ABSTRACT

Language is the prototypical rule-governed domain of human intelligence, with linguistic representations involving tree-structured forms with rich featural specifications and elaborate relations among non-neighboring nodes. Traditional artificial intelligence approaches to natural language processing (NLP) have therefore emphasized the complex symbolic manipulations involved in understanding human language. In addition to the necessity of creating complex representations, these systems also face the challenge of determining an effective approach for resolving linguistic ambiguities in order to focus on a single interpretation of the input.
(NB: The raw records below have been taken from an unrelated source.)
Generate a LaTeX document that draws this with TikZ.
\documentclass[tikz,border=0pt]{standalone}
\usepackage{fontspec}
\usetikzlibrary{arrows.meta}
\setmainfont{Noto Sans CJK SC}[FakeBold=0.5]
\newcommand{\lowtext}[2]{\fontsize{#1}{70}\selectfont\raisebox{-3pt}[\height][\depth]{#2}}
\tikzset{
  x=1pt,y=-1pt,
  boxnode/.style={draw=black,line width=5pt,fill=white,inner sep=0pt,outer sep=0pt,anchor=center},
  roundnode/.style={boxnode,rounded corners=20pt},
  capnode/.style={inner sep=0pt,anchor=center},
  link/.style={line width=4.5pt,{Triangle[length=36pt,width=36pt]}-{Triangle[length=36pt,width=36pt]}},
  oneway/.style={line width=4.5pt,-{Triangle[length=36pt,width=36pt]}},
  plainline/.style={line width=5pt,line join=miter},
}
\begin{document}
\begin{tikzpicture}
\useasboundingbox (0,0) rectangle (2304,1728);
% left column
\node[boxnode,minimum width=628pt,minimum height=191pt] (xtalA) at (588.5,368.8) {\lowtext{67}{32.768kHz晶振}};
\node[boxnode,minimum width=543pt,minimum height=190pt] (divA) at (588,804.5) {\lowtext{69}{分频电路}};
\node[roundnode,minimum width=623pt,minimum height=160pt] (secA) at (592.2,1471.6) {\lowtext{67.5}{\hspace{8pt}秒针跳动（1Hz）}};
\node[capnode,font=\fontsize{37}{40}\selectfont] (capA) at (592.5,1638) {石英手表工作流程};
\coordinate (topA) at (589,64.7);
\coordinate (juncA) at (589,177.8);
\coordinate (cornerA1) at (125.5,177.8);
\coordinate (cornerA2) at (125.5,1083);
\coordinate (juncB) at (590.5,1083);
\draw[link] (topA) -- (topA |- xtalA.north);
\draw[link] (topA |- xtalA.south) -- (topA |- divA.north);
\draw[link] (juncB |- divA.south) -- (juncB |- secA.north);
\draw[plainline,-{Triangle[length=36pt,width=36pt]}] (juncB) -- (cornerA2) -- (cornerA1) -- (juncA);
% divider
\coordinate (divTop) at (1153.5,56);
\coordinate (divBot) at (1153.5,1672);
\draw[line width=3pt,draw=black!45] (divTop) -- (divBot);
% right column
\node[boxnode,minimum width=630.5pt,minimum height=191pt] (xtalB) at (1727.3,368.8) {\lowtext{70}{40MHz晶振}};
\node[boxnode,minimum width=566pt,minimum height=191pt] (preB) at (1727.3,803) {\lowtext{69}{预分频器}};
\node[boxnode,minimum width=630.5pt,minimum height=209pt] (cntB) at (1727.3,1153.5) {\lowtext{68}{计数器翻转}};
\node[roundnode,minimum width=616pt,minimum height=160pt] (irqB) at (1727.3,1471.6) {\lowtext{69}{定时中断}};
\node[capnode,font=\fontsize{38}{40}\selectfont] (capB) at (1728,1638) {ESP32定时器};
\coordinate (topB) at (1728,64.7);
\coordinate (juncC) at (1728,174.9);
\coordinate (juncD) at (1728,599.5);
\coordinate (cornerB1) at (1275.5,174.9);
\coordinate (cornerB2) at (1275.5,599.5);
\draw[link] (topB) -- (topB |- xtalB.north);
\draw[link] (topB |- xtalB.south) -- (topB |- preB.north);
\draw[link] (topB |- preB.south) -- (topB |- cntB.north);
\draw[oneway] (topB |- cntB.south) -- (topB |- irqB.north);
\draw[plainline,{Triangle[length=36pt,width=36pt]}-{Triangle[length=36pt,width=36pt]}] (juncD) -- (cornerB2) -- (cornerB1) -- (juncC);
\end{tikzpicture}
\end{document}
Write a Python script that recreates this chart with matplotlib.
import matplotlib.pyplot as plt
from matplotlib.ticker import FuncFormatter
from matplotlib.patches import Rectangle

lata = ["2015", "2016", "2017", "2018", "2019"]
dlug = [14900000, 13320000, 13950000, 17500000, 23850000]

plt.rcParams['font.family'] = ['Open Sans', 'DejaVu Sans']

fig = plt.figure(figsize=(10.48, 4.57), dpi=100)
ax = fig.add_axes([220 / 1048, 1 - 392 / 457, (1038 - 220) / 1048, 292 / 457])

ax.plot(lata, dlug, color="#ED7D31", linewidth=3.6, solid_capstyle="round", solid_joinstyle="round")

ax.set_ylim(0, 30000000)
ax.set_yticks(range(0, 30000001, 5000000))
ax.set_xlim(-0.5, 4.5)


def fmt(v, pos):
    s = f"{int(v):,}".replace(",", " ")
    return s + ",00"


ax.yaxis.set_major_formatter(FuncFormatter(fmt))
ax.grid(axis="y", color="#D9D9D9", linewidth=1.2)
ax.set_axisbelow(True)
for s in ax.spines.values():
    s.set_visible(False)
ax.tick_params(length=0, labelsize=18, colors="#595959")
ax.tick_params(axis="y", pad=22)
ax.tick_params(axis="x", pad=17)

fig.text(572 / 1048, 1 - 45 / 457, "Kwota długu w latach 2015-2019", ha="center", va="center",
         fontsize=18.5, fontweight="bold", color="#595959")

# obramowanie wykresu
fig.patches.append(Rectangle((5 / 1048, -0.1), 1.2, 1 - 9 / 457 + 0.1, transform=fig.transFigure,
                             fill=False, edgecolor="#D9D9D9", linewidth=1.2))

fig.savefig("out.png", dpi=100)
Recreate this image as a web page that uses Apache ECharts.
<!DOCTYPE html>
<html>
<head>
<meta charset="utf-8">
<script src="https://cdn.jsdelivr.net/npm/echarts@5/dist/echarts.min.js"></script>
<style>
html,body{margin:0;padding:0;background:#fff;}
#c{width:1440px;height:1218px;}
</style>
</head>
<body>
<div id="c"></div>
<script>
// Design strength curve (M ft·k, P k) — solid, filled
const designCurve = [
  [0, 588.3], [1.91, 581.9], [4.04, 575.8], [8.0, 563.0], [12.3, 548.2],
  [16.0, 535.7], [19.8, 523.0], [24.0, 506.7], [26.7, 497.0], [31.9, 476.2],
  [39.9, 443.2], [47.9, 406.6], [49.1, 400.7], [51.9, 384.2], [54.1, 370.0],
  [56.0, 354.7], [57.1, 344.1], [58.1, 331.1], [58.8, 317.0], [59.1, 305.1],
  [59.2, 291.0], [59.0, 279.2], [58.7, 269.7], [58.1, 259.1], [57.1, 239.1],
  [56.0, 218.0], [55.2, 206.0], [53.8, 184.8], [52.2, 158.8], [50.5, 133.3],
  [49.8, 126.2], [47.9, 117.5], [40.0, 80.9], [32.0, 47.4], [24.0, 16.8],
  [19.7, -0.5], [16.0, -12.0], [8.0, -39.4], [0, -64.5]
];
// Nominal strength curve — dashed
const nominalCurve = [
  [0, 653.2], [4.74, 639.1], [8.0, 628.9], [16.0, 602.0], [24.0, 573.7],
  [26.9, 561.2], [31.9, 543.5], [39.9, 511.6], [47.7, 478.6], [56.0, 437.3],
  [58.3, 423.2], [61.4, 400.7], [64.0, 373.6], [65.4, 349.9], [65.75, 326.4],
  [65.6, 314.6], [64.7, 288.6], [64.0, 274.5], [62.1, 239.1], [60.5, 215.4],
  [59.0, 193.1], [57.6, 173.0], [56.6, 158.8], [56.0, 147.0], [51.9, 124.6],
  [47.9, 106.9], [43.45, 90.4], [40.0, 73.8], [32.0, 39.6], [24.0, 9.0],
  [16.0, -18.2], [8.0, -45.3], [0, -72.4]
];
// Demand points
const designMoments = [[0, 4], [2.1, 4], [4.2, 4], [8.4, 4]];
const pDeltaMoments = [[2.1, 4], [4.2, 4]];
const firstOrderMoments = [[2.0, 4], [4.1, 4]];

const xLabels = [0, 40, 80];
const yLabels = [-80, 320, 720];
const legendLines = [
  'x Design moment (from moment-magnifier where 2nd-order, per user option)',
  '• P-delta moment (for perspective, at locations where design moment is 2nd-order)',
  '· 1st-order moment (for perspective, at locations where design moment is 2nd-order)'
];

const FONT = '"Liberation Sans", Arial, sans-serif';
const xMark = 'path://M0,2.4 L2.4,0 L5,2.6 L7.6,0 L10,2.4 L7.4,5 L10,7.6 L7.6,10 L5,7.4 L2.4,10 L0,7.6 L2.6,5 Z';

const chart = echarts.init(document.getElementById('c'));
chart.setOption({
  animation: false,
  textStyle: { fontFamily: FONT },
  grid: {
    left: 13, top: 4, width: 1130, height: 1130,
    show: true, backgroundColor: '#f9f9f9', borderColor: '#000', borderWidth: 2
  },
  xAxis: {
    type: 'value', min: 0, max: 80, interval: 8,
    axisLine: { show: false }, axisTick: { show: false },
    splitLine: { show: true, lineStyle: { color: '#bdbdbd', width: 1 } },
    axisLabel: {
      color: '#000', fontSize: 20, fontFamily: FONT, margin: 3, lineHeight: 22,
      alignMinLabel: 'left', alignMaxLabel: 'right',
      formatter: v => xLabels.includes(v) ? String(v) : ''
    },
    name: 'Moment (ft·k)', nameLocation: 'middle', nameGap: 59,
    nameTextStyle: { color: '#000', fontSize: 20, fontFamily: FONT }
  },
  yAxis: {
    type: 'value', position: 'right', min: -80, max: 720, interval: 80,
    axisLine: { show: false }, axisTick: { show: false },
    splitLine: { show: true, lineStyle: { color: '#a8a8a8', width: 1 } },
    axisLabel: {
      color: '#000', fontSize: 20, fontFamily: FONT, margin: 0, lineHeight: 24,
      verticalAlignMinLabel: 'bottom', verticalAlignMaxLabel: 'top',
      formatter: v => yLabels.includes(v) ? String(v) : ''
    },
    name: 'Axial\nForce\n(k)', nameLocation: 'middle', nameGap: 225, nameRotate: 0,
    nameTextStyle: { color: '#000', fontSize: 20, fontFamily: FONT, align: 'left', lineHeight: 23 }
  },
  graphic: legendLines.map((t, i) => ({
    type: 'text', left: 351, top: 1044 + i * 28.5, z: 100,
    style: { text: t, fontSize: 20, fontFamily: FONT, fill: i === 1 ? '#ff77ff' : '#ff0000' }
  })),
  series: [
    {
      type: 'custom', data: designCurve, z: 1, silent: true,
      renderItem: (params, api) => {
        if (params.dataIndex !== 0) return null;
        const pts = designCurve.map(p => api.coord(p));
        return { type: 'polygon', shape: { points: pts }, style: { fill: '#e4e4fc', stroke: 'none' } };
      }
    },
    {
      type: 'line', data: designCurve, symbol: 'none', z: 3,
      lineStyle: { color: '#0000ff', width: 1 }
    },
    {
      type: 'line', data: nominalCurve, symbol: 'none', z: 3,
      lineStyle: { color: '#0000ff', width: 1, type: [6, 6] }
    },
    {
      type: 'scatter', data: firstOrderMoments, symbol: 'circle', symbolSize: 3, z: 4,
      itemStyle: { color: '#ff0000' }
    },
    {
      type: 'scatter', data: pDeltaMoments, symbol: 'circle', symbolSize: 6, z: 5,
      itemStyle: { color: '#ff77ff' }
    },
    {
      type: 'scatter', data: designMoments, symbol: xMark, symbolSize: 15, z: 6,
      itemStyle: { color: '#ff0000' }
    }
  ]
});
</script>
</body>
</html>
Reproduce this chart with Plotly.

Ambiguity is pervasive at all levels of linguistic representation, and yet people usually have no difficulty in determining the intended interpretation of a sentence. Much recent work in psycholinguistics has suggested that numeric information, such as lexical frequencies and co-occurrence probabilities, play a central role in linguistic ambiguity resolution (e.g., MacDonald, Pearlmutter, and Seidenberg 1994; Spivey-Knowlton, Trueswell, and Tanenhaus 1993; Juliano and Tanenhaus 1994). At the same time, computational linguists have begun to develop automatic methods for resolving ambiguity that are based on statistical models of word co-occurrences derived from large text corpora (e.g., Hindle and Rooth 1993; Schutze 1993; Weischedel et al. 1993). However, pure statistical models are not able to capture sophisticated grammatical knowledge, nor do they appear sufficient to model human behavior. 1 Effective modeling of both linguistic knowledge and performance requires a computational framework that successfully integrates higher level symbolic processing abilities with the numeric information that crucially focuses the understanding process onto a coherent interpretation.